Can someone who knows explain what is the benefit of having all that data in one ssd instead of splitting it up into hundreds of individual drives? Does the single ssd benefit is more performance or does it really tuen out to be cheaper than hundreds of individual drives?
The datasheet shows 3GB/s sequential write, which for 245.76TB means writing the whole drive takes around 22h45m. Odd that the endurance is specified as "1.0 SDWPD", which is almost meaningless since the drive takes roughly that long to write at full speed.
At scale, 1.9 times more energy is required for an HDD deployment
...but those HDDs are going to hold data for far more than twice as long.
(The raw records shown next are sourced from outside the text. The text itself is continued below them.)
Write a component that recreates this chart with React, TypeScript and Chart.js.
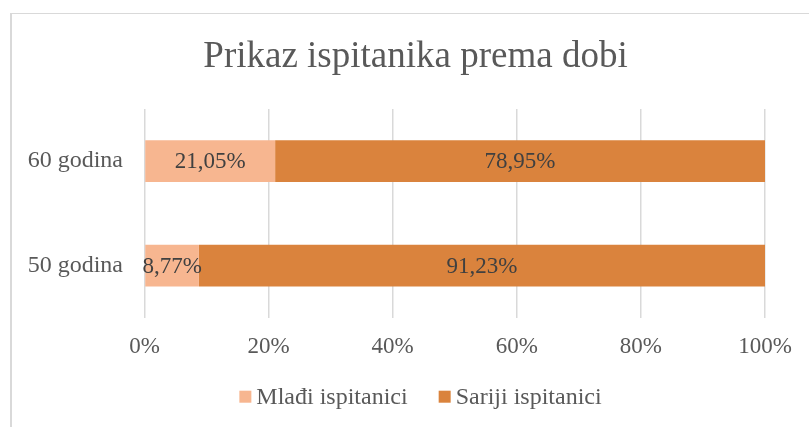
import { useEffect, useRef } from 'react';
import { Chart, registerables } from 'chart.js';

Chart.register(...registerables);

const categories = ['60 godina', '50 godina'];
const seriesNames = ['Mlađi ispitanici', 'Sariji ispitanici'];
const mladjiValues = [21.05, 8.77];
const sarijiValues = [78.95, 91.23];
const xTickMin = 0;
const xTickMax = 100;
const xTickStep = 20;
const chartTitle = 'Prikaz ispitanika prema dobi';

const FONT = "'Liberation Serif', 'Times New Roman', serif";
const LIGHT = '#F7B690';
const DARK = '#DA833D';

const fmt = (v: number) => v.toFixed(2).replace('.', ',') + '%';

const dataLabelPlugin = {
  id: 'dataLabels',
  afterDatasetsDraw(chart: any) {
    const ctx = chart.ctx;
    ctx.save();
    ctx.font = `23px ${FONT}`;
    ctx.fillStyle = '#404040';
    ctx.textAlign = 'center';
    ctx.textBaseline = 'middle';
    chart.data.datasets.forEach((ds: any, di: number) => {
      const meta = chart.getDatasetMeta(di);
      meta.data.forEach((bar: any, i: number) => {
        const cx = (bar.x + bar.base) / 2;
        ctx.fillText(fmt(ds.data[i]), cx, bar.y + 1);
      });
    });
    ctx.restore();
  },
};

const legendPlugin = {
  id: 'customLegend',
  afterDraw(chart: any) {
    const ctx = chart.ctx;
    ctx.save();
    ctx.font = `24px ${FONT}`;
    const items = chart.data.datasets.map((ds: any) => ({
      label: ds.label as string,
      color: ds.backgroundColor as string,
      w: ctx.measureText(ds.label).width,
    }));
    const box = 12;
    const gap = 5;
    const itemGap = 31;
    const total =
      items.reduce((s: number, it: any) => s + box + gap + it.w, 0) + itemGap * (items.length - 1);
    let x = chart.width / 2 + 5 - total / 2;
    const cy = chart.height - 30.3;
    ctx.textBaseline = 'middle';
    ctx.textAlign = 'left';
    items.forEach((it: any) => {
      ctx.fillStyle = it.color;
      ctx.fillRect(x, cy - box / 2, box, box);
      x += box + gap;
      ctx.fillStyle = '#595959';
      ctx.fillText(it.label, x, cy + 1);
      x += it.w + itemGap;
    });
    ctx.restore();
  },
};

export default function App() {
  const ref = useRef<HTMLCanvasElement>(null);

  useEffect(() => {
    if (!ref.current) return;
    const chart = new Chart(ref.current, {
      type: 'bar',
      data: {
        labels: categories,
        datasets: [
          {
            label: seriesNames[0],
            data: mladjiValues,
            backgroundColor: LIGHT,
            barPercentage: 0.4,
            categoryPercentage: 1,
          },
          {
            label: seriesNames[1],
            data: sarijiValues,
            backgroundColor: DARK,
            barPercentage: 0.4,
            categoryPercentage: 1,
          },
        ],
      },
      options: {
        indexAxis: 'y',
        responsive: false,
        animation: false,
        layout: { padding: 0 },
        plugins: {
          legend: { display: false },
          tooltip: { enabled: false },
          title: {
            display: true,
            text: chartTitle,
            color: '#595959',
            font: { family: FONT, size: 37, weight: 'normal', lineHeight: 1.2 },
            padding: { top: 21.3, bottom: 29.3 },
          },
        },
        scales: {
          x: {
            stacked: true,
            min: xTickMin,
            max: xTickMax,
            ticks: {
              stepSize: xTickStep,
              callback: (v: any) => v + '%',
              color: '#595959',
              font: { family: FONT, size: 23 },
              padding: 15,
              maxRotation: 0,
            },
            grid: { color: '#D9D9D9', lineWidth: 1.5, drawTicks: false },
            border: { display: false },
            afterFit: (s: any) => {
              s.height = 109.3;
            },
          },
          y: {
            stacked: true,
            ticks: {
              color: '#595959',
              font: { family: FONT, size: 24 },
              padding: 13.5,
            },
            grid: { display: false },
            border: { display: false },
            afterFit: (s: any) => {
              s.width = 132.5;
            },
          },
          yr: {
            type: 'category',
            position: 'right',
            display: true,
            grid: { display: false },
            ticks: { display: false },
            border: { display: false },
            afterFit: (s: any) => {
              s.width = 54;
            },
          },
        },
      } as any,
      plugins: [dataLabelPlugin, legendPlugin],
    });
    return () => chart.destroy();
  }, []);

  return (
    <div
      style={{
        position: 'fixed',
        left: 0,
        top: 0,
        width: 809,
        height: 427,
        overflow: 'hidden',
        background: '#fff',
      }}
    >
      <div
        style={{
          position: 'absolute',
          left: 10,
          top: 13,
          width: 840,
          height: 440,
          borderLeft: '2px solid #D9D9D9',
          borderTop: '1px solid #D9D9D9',
        }}
      >
        <canvas ref={ref} width={807} height={413} style={{ display: 'block' }} />
      </div>
    </div>
  );
}
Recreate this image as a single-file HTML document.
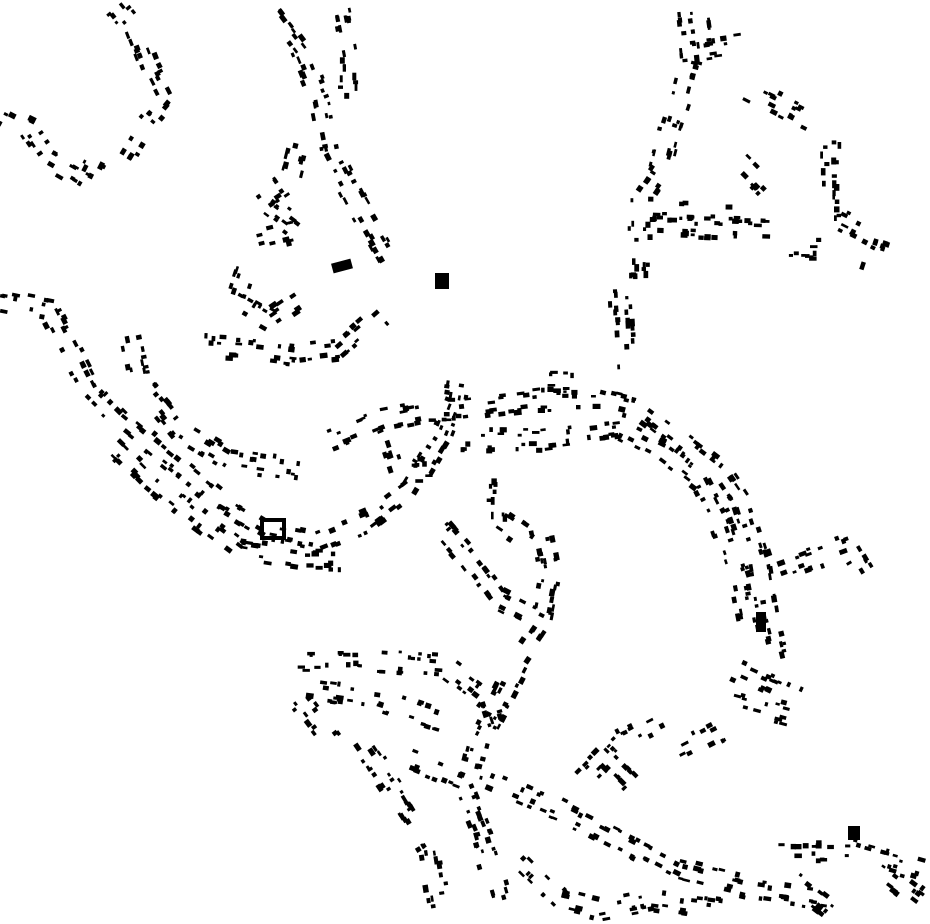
<!DOCTYPE html>
<html><head><meta charset="utf-8"><style>
html,body{margin:0;padding:0;background:#fff;width:930px;height:924px;overflow:hidden}
svg{display:block}
</style></head><body>
<svg id="m" width="930" height="924" viewBox="0 0 930 924" xmlns="http://www.w3.org/2000/svg">
<rect x="332" y="261" width="20" height="10" fill="#000" transform="rotate(-15 342 266)"/>
<rect x="435" y="273" width="14" height="16" fill="#000"/>
<rect x="262" y="520" width="22" height="18" fill="none" stroke="#000" stroke-width="4"/>
<rect x="848" y="826" width="12" height="14" fill="#000"/>
<rect x="756" y="612" width="10" height="20" fill="#000"/>
</svg>
<script>
var s=12345;function r(){s=(s*16807)%2147483647;return s/2147483647;}
var L=[
[[0,115],[30,130],[50,160],[85,180],[95,160]],
[[115,5],[135,30],[150,70],[165,100],[140,130],[125,155]],
[[270,10],[300,50],[320,100],[330,150],[355,200],[390,260]],
[[340,10],[350,60],[350,100]],
[[300,140],[290,180],[260,200],[300,230],[260,240]],
[[245,270],[235,300],[270,320],[300,300]],
[[190,345],[240,348],[300,355],[340,350],[380,315]],
[[685,10],[690,60],[680,100],[670,130],[660,170],[640,200],[640,280]],
[[700,15],[705,50],[740,45]],
[[650,210],[740,212]],[[650,225],[770,230]],
[[750,90],[810,120]],[[830,140],[830,220]],[[840,220],[880,240],[870,270]],
[[740,160],[770,190]],[[780,250],[820,250]],
[[0,300],[50,310],[70,350],[90,390],[120,420],[170,460],[220,500],[270,530],[320,540],[370,520],[410,490],[440,440],[455,400],[460,370]],
[[130,330],[140,380],[180,430],[230,460],[300,470]],
[[110,440],[150,480],[200,520],[240,550],[300,560],[350,560]],
[[330,440],[380,420],[430,410],[460,410],[540,400],[600,400],[640,410],[680,440],[720,470],[740,500],[760,560],[770,620],[780,660]],
[[460,440],[540,440],[620,430],[660,450],[700,480],[720,520],[740,580],[750,630]],
[[530,380],[575,380]],
[[620,290],[625,380]],
[[390,440],[400,470],[430,470]],
[[780,570],[850,545],[865,570]],
[[735,670],[800,700]],[[735,700],[790,715]],
[[435,520],[470,560],[500,600],[540,620],[550,570],[540,520]],
[[500,480],[500,520],[530,540]],
[[540,630],[520,660],[500,700],[480,740],[470,780]],
[[300,660],[360,660],[440,665]],
[[310,690],[380,700],[440,720]],
[[360,740],[400,800],[430,850],[440,910]],
[[410,760],[460,780],[480,830],[500,900]],
[[300,700],[330,740]],[[450,670],[490,700],[500,730]],
[[490,780],[560,810],[620,840],[680,870],[760,890],[830,900]],
[[580,780],[620,740],[660,720]],
[[600,750],[640,790]],[[680,750],[720,730]],
[[780,850],[850,850],[920,870]],
[[520,860],[560,900],[600,910],[650,900],[720,910]],
[[790,880],[830,910]],[[880,870],[920,900]]
];
var svg=document.getElementById('m'),h='';
L.forEach(function(p){
 for(var i=0;i<p.length-1;i++){
  var a=p[i],b=p[i+1],dx=b[0]-a[0],dy=b[1]-a[1],len=Math.hypot(dx,dy),ang=Math.atan2(dy,dx)*180/Math.PI;
  var n=Math.round(len*0.22);
  for(var k=0;k<n;k++){
   var t=r(),side=r()<0.5?-1:1,off=side*(3+r()*8);
   var x=a[0]+dx*t-dy/len*off,y=a[1]+dy*t+dx/len*off;
   var w=3+r()*5,hh=2.5+r()*3;
   h+='<rect x="'+(x-w/2).toFixed(1)+'" y="'+(y-hh/2).toFixed(1)+'" width="'+w.toFixed(1)+'" height="'+hh.toFixed(1)+'" transform="rotate('+ang.toFixed(0)+' '+x.toFixed(1)+' '+y.toFixed(1)+')"/>';
  }
 }
});
var g=document.createElementNS('http://www.w3.org/2000/svg','g');g.setAttribute('fill','#000');g.innerHTML=h;svg.appendChild(g);
</script>
</body></html>
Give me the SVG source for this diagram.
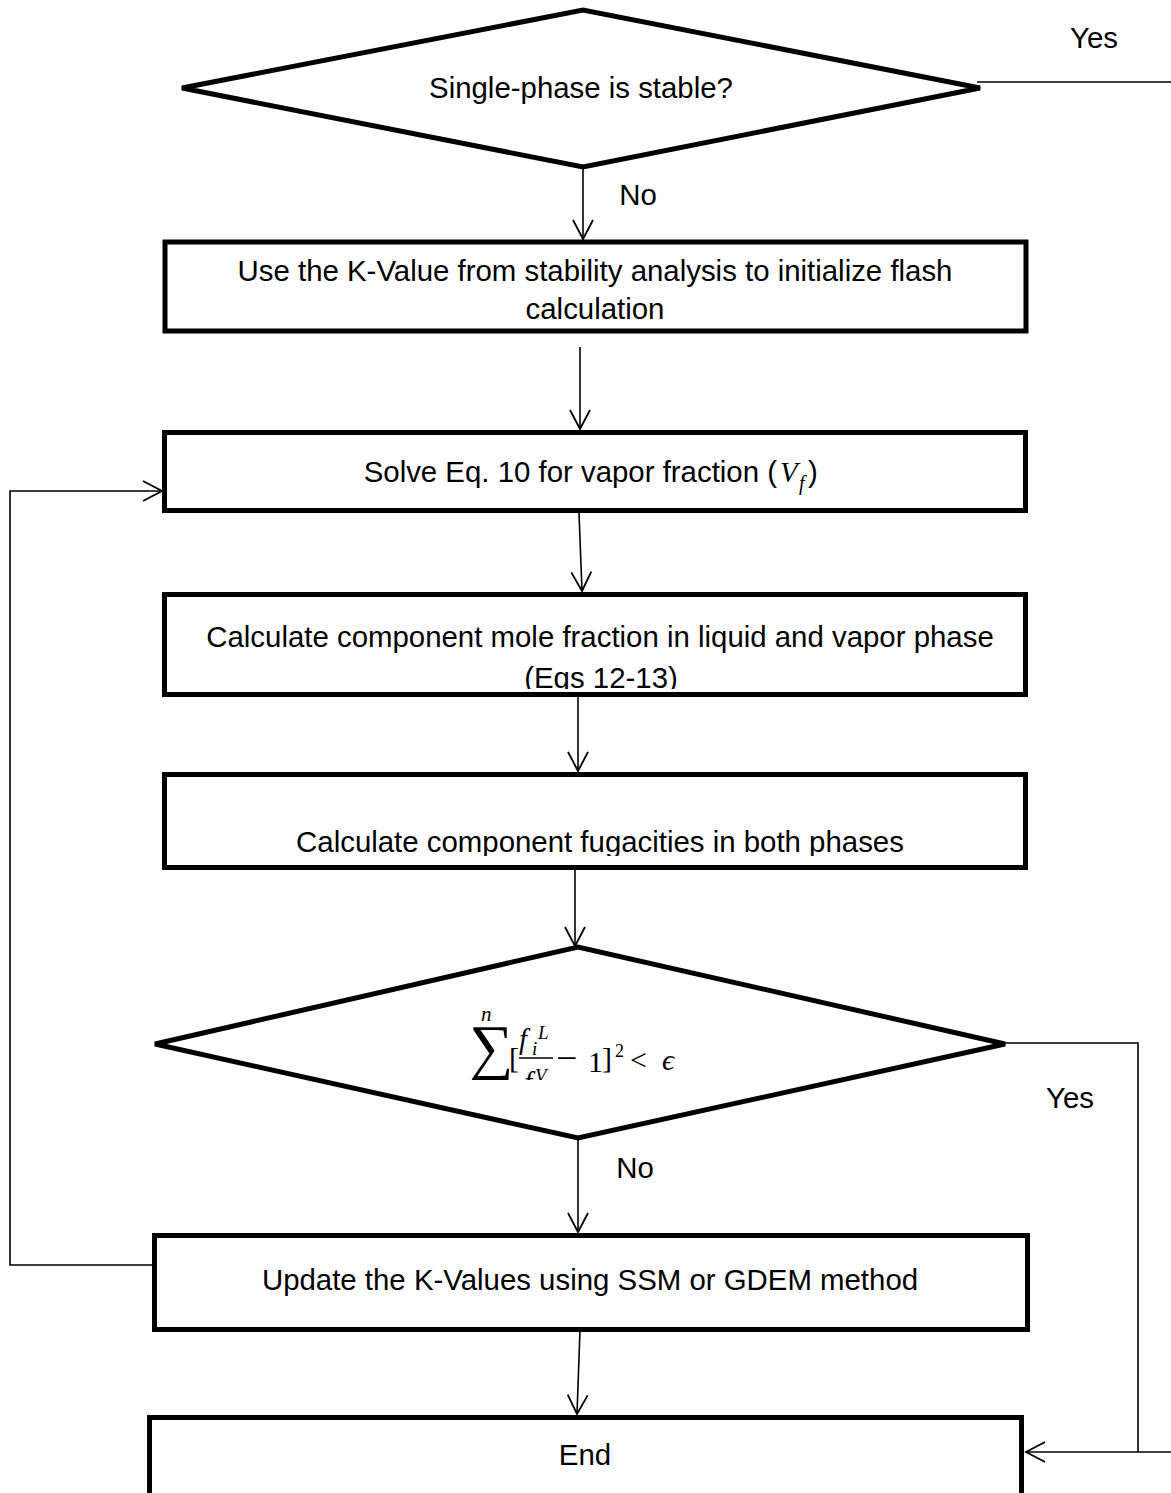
<svg xmlns="http://www.w3.org/2000/svg" width="1171" height="1493" viewBox="0 0 1171 1493">
<defs>
<style>
.frame{fill:none;stroke:#000;stroke-width:5;stroke-linejoin:miter}
.lbl{font-family:"Liberation Sans",Arial,sans-serif;font-size:29.4px;fill:#000;text-anchor:middle}
.conn{fill:none;stroke:#000;stroke-width:1.6}
.math{font-family:"Liberation Serif","DejaVu Serif",serif;fill:#000}
.it{font-style:italic}
</style>
<marker id="arr" markerUnits="userSpaceOnUse" markerWidth="24" markerHeight="24" viewBox="-20 -12 24 24" refX="0" refY="0" orient="auto">
<path d="M-19,-10 L0,0 L-19,10" fill="none" stroke="#000" stroke-width="1.8"/>
</marker>
<clipPath id="fclip"><rect x="400" y="990" width="350" height="90"/></clipPath>
<clipPath id="clip3"><rect x="167" y="597" width="856" height="92"/></clipPath>
<clipPath id="clip4"><rect x="167" y="777" width="856" height="79"/></clipPath>
</defs>
<rect width="1171" height="1493" fill="#fff"/>

<g id="connectors">
<line class="conn" x1="583" y1="167" x2="583" y2="239" marker-end="url(#arr)"/>
<line class="conn" x1="977" y1="82" x2="1171" y2="82"/>
<line class="conn" x1="580" y1="347" x2="580" y2="429" marker-end="url(#arr)"/>
<line class="conn" x1="579" y1="513" x2="582" y2="591" marker-end="url(#arr)"/>
<line class="conn" x1="578" y1="697" x2="578" y2="771" marker-end="url(#arr)"/>
<line class="conn" x1="575" y1="868" x2="575" y2="946" marker-end="url(#arr)"/>
<line class="conn" x1="578" y1="1138" x2="578" y2="1232" marker-end="url(#arr)"/>
<line class="conn" x1="580" y1="1330" x2="577" y2="1414" marker-end="url(#arr)"/>
<polyline class="conn" points="1005,1043 1138,1043 1138,1452"/>
<line class="conn" x1="1171" y1="1452" x2="1026" y2="1452" marker-end="url(#arr)"/>
<polyline class="conn" points="153,1265 10,1265 10,491 162,491" marker-end="url(#arr)"/>
<text class="lbl" x="1094" y="48">Yes</text>
<text class="lbl" x="638" y="205">No</text>
<text class="lbl" x="1070" y="1108">Yes</text>
<text class="lbl" x="635" y="1178">No</text>
</g>

<g id="stable-check">
<polygon class="frame" points="182,88 583,10 980,88 583,167"/>
<text class="lbl" x="581" y="98">Single-phase is stable?</text>
</g>

<g id="init-flash">
<text class="lbl" x="595" y="281">Use the K-Value from stability analysis to initialize flash</text>
<text class="lbl" x="595" y="319">calculation</text>
<rect class="frame" x="165" y="242" width="861" height="89"/>
</g>

<g id="solve-vf">
<text class="lbl" x="777" y="482" style="text-anchor:end">Solve Eq. 10 for vapor fraction (</text>
<text class="math it" x="780" y="482" font-size="29">V</text>
<text class="math it" x="799" y="490" font-size="20">f</text>
<text class="lbl" x="813" y="482">)</text>
<rect class="frame" x="164.5" y="432.5" width="861" height="78"/>
</g>

<g id="mole-fraction">
<g clip-path="url(#clip3)">
<text class="lbl" x="600" y="647">Calculate component mole fraction in liquid and vapor phase</text>
<text class="lbl" x="601" y="688">(Eqs 12-13)</text>
</g>
<rect class="frame" x="164.5" y="594.5" width="861" height="100"/>
</g>

<g id="fugacities">
<g clip-path="url(#clip4)">
<text class="lbl" x="600" y="852">Calculate component fugacities in both phases</text>
</g>
<rect class="frame" x="164.5" y="774.5" width="861" height="93"/>
</g>

<g id="convergence-check">
<polygon class="frame" points="155,1044 578,947 1005,1044 578,1138"/>
<g clip-path="url(#fclip)">
<text class="math" x="469" y="1068" font-size="62">∑</text>
<text class="math it" x="481" y="1021" font-size="21">n</text>
<text class="math it" x="504" y="1093" font-size="18">i</text>
<text class="math" x="509" y="1068" font-size="30">[</text>
<text class="math it" x="519" y="1049" font-size="29">f</text>
<text class="math it" x="532" y="1055" font-size="19">i</text>
<text class="math it" x="538" y="1039" font-size="19">L</text>
<line x1="519" y1="1058" x2="553" y2="1058" stroke="#000" stroke-width="1.4"/>
<text class="math it" x="524" y="1092" font-size="29">f</text>
<text class="math it" x="535" y="1082" font-size="19">V</text>
<text class="math" x="556" y="1071" font-size="38">−</text>
<text class="math" x="588" y="1072" font-size="30">1</text>
<text class="math" x="602" y="1068" font-size="30">]</text>
<text class="math" x="615" y="1057" font-size="18">2</text>
<text class="math" x="630" y="1070" font-size="30">&lt;</text>
<text class="math it" x="662" y="1070" font-size="30">ϵ</text>
</g>
</g>

<g id="update-k">
<text class="lbl" x="590" y="1290">Update the K-Values using SSM or GDEM method</text>
<rect class="frame" x="154.5" y="1235.5" width="873" height="94"/>
</g>

<g id="end">
<text class="lbl" x="585" y="1465">End</text>
<rect class="frame" x="149.5" y="1417.5" width="872" height="90"/>
</g>
</svg>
It's especially infuriating to see such secrecy and vagueness around the real endurance/retention characteristics for SSDs as expensive as these.
On the other hand, 60TB of SLC for the same price would probably be a great deal.
That is pretty awful write performance. Does anyone know more about this? I assume all of these hyperdense SSDs suffer from the same drawback. Also, I heard that the E3.L interface can support up to 16x lanes, but there are no practical commerical products at this point.
Meanwhile I'm still dreaming about any consumer and affordable 32TB or even 16TB portable SSD. Innovation and market for consumers are going backwards.
Funny thing is that one of the best you can get is the Crucial (Micron) 8TB one but even that one gets more expensive. I have the feeling it will be gone completely soon.
Want, but then need two for reduncancy... then a spare for recovery... why not 3 raid or zfs... imagine the resilver time on this. It's hit the limit of data surety surely.
God damn. I know somebody that became a multi-millionaire from web hosting in the 2000s and his entire data center back then could have been replaced with just one of these SSDs.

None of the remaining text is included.